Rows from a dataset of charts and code
◇ ◇ ◇ ◇

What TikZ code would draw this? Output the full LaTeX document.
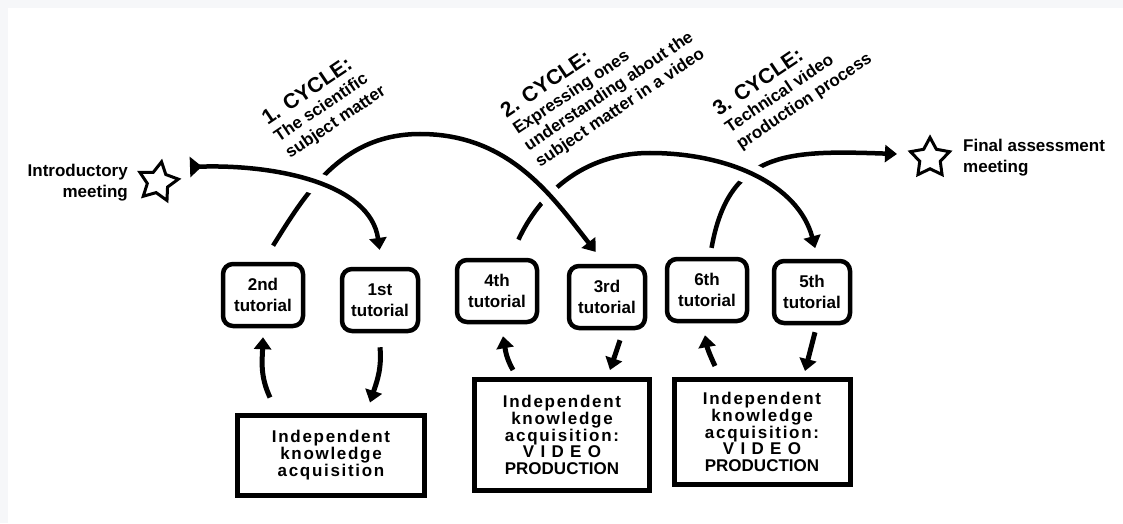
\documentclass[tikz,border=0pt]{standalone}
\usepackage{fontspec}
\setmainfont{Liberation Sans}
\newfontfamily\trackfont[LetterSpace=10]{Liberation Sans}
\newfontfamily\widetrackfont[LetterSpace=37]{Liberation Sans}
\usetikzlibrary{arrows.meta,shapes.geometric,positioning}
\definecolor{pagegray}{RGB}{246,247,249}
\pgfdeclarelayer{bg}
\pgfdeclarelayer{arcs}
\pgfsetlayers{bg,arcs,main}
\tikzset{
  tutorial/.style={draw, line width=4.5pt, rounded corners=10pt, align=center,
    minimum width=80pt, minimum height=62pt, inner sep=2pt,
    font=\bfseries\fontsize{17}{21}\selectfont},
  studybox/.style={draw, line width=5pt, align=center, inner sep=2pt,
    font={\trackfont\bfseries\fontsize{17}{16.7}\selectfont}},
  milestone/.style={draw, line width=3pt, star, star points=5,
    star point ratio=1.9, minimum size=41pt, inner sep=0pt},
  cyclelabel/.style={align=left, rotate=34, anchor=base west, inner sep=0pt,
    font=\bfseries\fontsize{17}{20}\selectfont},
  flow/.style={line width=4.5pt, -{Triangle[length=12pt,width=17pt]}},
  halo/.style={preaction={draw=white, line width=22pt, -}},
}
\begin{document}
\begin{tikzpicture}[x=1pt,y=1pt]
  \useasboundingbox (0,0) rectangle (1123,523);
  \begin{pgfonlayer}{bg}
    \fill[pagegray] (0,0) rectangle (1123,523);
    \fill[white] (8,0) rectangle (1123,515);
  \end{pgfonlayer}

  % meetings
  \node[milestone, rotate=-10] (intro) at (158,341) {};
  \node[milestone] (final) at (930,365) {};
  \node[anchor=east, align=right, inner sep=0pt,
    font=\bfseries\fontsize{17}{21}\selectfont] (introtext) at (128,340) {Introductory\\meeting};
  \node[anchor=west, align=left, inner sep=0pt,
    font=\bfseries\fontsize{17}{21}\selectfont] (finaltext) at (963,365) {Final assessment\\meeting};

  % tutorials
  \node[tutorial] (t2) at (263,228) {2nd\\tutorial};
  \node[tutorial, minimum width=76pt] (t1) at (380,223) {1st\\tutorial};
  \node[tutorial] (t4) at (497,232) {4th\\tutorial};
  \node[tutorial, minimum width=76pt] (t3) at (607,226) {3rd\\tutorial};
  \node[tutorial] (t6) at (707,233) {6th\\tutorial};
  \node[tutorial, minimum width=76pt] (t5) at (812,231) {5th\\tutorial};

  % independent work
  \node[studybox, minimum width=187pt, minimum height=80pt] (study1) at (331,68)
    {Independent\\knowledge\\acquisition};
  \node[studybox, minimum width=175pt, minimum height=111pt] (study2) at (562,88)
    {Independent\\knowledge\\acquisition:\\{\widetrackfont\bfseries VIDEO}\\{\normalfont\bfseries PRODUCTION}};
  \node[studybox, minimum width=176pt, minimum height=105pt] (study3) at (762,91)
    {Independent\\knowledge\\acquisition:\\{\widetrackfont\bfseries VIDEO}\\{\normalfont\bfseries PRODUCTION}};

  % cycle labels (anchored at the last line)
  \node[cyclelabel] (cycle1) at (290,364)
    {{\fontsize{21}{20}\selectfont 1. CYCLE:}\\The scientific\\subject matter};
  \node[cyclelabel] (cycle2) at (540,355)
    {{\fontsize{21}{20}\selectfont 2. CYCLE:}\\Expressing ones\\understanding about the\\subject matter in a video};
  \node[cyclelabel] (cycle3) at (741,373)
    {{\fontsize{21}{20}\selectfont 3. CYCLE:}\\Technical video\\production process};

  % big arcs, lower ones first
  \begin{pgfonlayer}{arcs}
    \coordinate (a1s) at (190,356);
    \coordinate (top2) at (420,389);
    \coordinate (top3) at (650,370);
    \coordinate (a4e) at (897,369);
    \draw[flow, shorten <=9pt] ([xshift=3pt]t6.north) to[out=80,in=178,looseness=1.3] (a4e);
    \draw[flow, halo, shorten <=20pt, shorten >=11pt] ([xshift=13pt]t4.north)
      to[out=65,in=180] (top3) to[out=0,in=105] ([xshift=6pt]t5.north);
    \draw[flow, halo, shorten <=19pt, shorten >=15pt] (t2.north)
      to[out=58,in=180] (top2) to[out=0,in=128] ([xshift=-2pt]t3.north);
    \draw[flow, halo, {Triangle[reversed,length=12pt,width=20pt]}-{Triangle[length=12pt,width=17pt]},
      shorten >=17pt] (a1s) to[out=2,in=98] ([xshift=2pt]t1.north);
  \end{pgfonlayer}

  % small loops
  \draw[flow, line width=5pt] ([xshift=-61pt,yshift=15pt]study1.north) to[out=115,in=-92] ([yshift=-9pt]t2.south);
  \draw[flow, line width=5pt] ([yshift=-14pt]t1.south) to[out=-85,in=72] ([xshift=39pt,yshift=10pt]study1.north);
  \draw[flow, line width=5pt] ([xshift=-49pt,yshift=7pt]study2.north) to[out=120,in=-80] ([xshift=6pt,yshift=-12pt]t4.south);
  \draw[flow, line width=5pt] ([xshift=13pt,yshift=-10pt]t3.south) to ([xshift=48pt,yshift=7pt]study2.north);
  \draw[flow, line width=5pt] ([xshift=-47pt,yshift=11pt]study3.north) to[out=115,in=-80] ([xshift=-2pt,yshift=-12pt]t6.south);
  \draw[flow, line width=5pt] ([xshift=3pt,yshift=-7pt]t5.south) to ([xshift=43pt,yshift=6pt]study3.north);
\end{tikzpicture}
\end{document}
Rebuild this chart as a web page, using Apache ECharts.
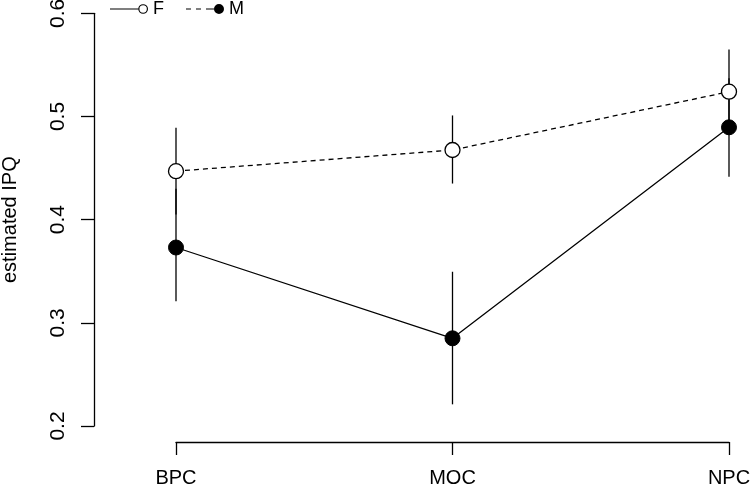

◇ ◇ ◇ ◇

Task statement ::
Write out every line from the entries where "this" appears.

Written response ::
What TikZ code would draw this? Output the full LaTeX document.
Rebuild this chart as a web page, using Apache ECharts.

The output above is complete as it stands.